Comme des enfants, nous faisons de la vie une surprise à dévorer.
Demander à un enfant perdu s’il pense à la retraite, c’est recevoir un sourire de malice en réponse. Plutôt que de penser à nos vieux jours, nous pensons surtout que d’ici là, les choses auront changé. L’économie aura sûrement fait valser la solidarité jusqu’à l’oublier sur la piste des danses électorales. Et puis, nous serons peut-être dans un pays où l’heure se dessine dans le ciel et non sur une montre connectée. Nous pensons aussi que nous ne serons peut-être plus là. Tout simplement.
Perdus dans nos souvenirs, nous sourions à la mort qui a frôler nos vies, une fois ou deux. Parfois plus. Une nuit dans un bus péruvien, un séjour à l’hôpital à l’autre bout du monde ou rouler à plus de 180 km/h dans un désert argentin nous aura appris que la mort n’est jamais loin. C’est comme ça. Vivre le moment présent, aimer à en perdre le nord ou monter dans un camion sans ceinture de sécurité, ce n’est pas être inconscient. Ni être enfant. C’est voyager, s’adapter, rire à la peur, suivre son instinct et se fondre dans la masse d’humains qui forme un tout. C’est se perdre dans un bonheur à partager, partagé.
C’est être là, ici et maintenant, avec Lui, avec Eux.
Certains nous appelle les « enfants perdus ». Pourtant, nous ne sommes en rien perdus. Nous savons remercier en mille et une langues et sourire en silence. Nous savons où aller lorsqu’il fait sommeil et où manger lorsque les estomacs gargouillent en solo. Nous savons qu’il y a toujours une solution, même si les nuits sont froides et les repas frugaux. Nous rions de nos mésaventures et pleurons devant un coucher de soleil.

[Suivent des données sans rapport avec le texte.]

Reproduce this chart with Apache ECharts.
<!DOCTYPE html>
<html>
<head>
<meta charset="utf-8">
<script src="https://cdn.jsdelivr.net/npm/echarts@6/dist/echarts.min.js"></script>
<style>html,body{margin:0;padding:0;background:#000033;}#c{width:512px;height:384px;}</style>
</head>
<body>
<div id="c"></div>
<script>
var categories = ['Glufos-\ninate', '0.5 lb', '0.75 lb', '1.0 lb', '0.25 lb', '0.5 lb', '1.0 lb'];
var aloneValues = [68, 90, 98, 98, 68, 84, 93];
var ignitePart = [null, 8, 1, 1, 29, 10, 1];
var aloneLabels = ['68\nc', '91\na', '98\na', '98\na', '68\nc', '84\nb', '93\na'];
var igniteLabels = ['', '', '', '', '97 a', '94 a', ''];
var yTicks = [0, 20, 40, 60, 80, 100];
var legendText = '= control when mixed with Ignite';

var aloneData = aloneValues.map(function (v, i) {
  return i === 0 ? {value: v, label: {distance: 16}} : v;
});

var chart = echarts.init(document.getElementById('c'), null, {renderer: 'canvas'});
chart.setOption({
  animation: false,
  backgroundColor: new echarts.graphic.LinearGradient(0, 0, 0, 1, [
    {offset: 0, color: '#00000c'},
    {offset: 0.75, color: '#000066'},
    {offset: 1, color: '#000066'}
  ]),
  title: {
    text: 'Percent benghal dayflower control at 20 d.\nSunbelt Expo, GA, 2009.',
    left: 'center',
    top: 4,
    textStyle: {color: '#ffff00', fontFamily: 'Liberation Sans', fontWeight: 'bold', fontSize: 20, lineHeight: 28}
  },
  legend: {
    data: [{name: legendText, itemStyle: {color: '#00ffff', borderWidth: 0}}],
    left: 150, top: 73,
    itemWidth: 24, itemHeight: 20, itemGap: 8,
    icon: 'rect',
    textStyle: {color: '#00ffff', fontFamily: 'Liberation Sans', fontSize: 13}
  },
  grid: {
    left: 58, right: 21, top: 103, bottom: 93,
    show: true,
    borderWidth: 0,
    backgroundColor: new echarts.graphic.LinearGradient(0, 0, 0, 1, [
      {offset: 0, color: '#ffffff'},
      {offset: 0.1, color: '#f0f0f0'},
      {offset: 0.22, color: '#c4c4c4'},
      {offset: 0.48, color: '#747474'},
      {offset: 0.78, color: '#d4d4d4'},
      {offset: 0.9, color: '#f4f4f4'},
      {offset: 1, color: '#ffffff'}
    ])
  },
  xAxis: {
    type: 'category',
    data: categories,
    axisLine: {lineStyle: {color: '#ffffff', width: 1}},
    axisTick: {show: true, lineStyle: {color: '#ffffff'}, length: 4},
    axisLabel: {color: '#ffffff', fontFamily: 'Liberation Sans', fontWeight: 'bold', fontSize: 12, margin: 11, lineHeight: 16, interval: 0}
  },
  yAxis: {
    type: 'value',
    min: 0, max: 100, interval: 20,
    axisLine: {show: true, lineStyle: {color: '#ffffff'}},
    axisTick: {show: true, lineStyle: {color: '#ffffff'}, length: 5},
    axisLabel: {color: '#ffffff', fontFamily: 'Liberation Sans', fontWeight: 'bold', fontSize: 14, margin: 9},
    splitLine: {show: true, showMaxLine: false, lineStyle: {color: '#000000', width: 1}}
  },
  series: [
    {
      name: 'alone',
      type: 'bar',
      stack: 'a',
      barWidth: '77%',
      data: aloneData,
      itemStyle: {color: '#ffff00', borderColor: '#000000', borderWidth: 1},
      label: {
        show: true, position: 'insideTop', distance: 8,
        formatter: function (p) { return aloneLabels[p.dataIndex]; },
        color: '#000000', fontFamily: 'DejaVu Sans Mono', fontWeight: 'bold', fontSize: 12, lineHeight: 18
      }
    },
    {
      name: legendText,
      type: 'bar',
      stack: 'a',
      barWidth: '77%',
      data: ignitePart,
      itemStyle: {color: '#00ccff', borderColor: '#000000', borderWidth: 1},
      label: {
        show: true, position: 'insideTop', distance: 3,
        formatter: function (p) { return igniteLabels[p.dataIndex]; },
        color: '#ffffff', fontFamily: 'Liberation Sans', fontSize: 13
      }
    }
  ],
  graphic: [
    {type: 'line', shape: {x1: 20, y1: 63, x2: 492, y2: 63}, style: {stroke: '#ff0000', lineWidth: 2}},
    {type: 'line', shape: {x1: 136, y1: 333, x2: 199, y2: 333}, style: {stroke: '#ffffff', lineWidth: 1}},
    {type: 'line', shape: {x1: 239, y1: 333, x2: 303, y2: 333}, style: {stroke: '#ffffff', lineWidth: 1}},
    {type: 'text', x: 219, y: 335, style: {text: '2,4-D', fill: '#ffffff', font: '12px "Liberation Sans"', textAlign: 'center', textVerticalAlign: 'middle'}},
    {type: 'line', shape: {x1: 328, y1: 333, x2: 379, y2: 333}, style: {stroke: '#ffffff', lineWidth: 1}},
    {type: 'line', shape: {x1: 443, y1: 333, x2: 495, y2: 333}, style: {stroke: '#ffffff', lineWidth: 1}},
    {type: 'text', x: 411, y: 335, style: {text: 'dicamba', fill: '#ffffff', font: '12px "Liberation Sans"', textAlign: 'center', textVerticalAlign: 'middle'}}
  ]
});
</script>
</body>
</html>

Nous buvons dans le même verre et partageons nos plats de semoules lorsque d’autres ont faim. Nous n’avons perdu ni notre curiosité qui nous fait avancer, ni notre envie de rencontrer l’autre. Nous avons même conservé cet amour pour l’inconnu, ces amours de voyages qui alimentent nos souvenirs vagabonds et ce cœur d’artichaut qui se perd dans des sourires éphémères.
De perdues, nous n’avons que les illusions d’un monde uniformisé, d’une société unique où le bonheur s’attend pendant 60 ans.

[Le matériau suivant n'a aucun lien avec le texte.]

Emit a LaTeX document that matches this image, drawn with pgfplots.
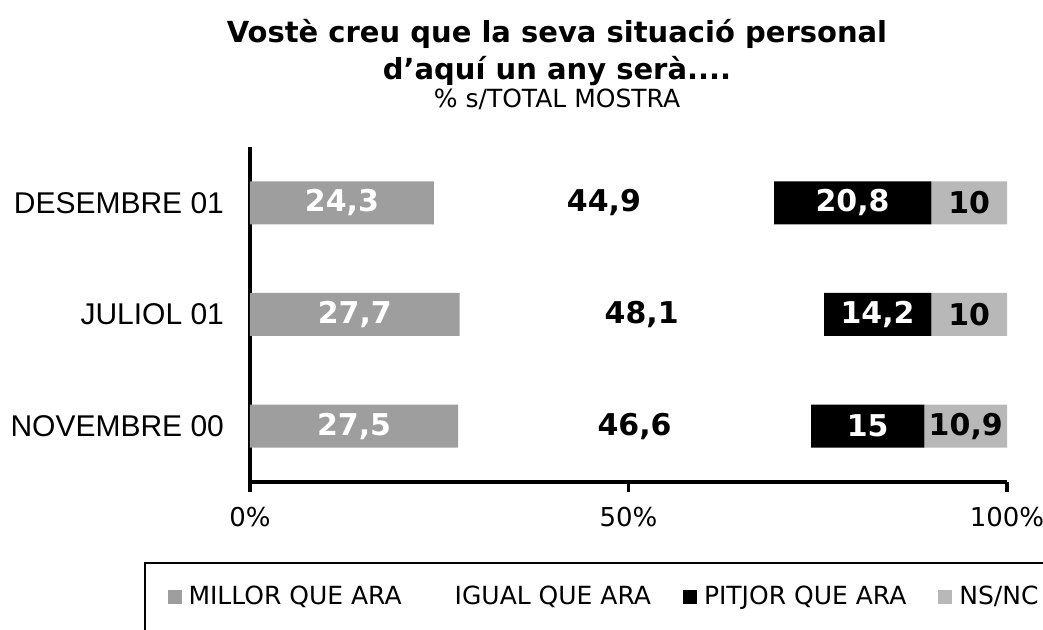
\documentclass[border=0pt]{standalone}
\usepackage{fontspec}
\setmainfont{DejaVu Sans}
\newfontfamily\arialfont{Liberation Sans}
\usepackage{pgfplots}
\pgfplotsset{compat=1.18}

\definecolor{millor}{gray}{0.62}
\definecolor{nsnc}{gray}{0.72}

\begin{document}
\begin{tikzpicture}
\begin{axis}[
    name=ax, at={(0,0)}, anchor=south west,
    scale only axis, width=378.5pt, height=167.5pt,
    xbar stacked, bar width=21.5pt,
    xmin=0, xmax=100, ymin=-0.5, ymax=2.5,
    axis x line*=bottom, axis y line*=left,
    axis line style={line width=1.6pt},
    xtick={0,50,100}, xticklabels={0\%,50\%,100\%},
    ytick={0,1,2}, yticklabels={NOVEMBRE 00, JULIOL 01, DESEMBRE 01},
    tick align=outside, major tick length=5pt,
    xtick style={line width=1.6pt, black},
    ytick style={draw=none},
    x tick label style={font=\fontsize{13}{15}\selectfont, yshift=-4pt},
    y tick label style={font=\arialfont\fontsize{15}{18}\selectfont, xshift=-4.5pt},
    /pgf/number format/assume math mode=true,
    /pgf/number format/use comma,
    point meta=rawx,
    nodes near coords,
    every node near coord/.append style={anchor=center,
        font=\bfseries\fontsize{15}{18}\selectfont},
    legend columns=4,
    legend style={draw=none, fill=none, at={(-0.1174,-0.343)}, anchor=west,
        font=\fontsize{12.5}{14}\selectfont, column sep=1.5pt,
        /tikz/every even column/.append style={column sep=14pt}},
    legend image code/.code={\fill[#1] (0pt,-3.5pt) rectangle (7pt,3.5pt);},
]
\addplot[fill=millor, draw=none, every node near coord/.append style={text=white}]
    coordinates {(27.5,0) (27.7,1) (24.3,2)};
\addplot[fill=white, draw=none]
    coordinates {(46.6,0) (48.1,1) (44.9,2)};
\addplot[fill=black, draw=none, every node near coord/.append style={text=white}]
    coordinates {(15,0) (14.2,1) (20.8,2)};
\addplot[fill=nsnc, draw=none]
    coordinates {(10.9,0) (10,1) (10,2)};
\legend{MILLOR QUE ARA, IGUAL QUE ARA, PITJOR QUE ARA, NS/NC}
\end{axis}

% title
\node[anchor=base, font=\bfseries\fontsize{14.5}{17}\selectfont] at (153.5pt,219.5pt) {Vostè creu que la seva situació personal};
\node[anchor=base, font=\bfseries\fontsize{14.5}{17}\selectfont] at (153.5pt,201pt) {d’aquí un any serà....};
\node[anchor=base, font=\fontsize{12.5}{15}\selectfont] at (153.5pt,187pt) {\% s/TOTAL MOSTRA};

% legend frame, cut by the page edge
\draw[line width=1.4pt] (-52.5pt,-90pt) -- (-52.5pt,-40.5pt) -- (420pt,-40.5pt);

\pgfresetboundingbox
\path[use as bounding box] (-125pt,-74pt) rectangle (396.5pt,241pt);
\end{tikzpicture}
\end{document}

Pour se retrouver dans une vie de découvertes et de voyages, elle a quitté son salaire allemand à plusieurs zéros, eux ont troqué taxis et écrans connectés pour des vélos à dérailler et lui, il a appris a marcher sur les sentiers d’ailleurs. Perdus au milieu de nos privilèges, nous avons fait de notre passeport, l’un des livres les plus précieux à transporter. Comme des gommettes colorées, les tampons qui le décorent retracent les chemins empruntés par nos vies rêvées.
En nous voyant avec nos sacs toujours trop lourds, nos vélos à quatre sacoches et nos lacets dépareillés, tu as peut-être pensé que nous étions des enfants perdus. Dans un soupir incompris, tu t’es demandé pourquoi. Comment.
En nous voyant pagayer loin de ta réalité, tu nous as peut-être vus comme des enfants ridés au sourire trop bronzé et au Nord trop rêveur.
En nous voyant sourire dans un métro beaucoup trop bondé tu as compris. Derrière ta cravate toi aussi tu as souris en repensant à toutes ces années que tu as passées à te perdre sur les sentiers de mondes inconnus.
Enfants perdus, adultes déboussolés, rêveurs d’ailleurs, nous sommes celles et ceux qui font de leur vie un rêve éveillé.
Enfant oublié, adulte au chemin tracé, rêveur du dimanche, je te souhaite à toi aussi, de croquer tes rêves de bonheur, d’ici ou d’ailleurs.
Superbe texte. Le voyage, une passion pas forcément facile à vivre pour tout le monde.
Bonne route
Merci beaucoup pour ce beau commentaire.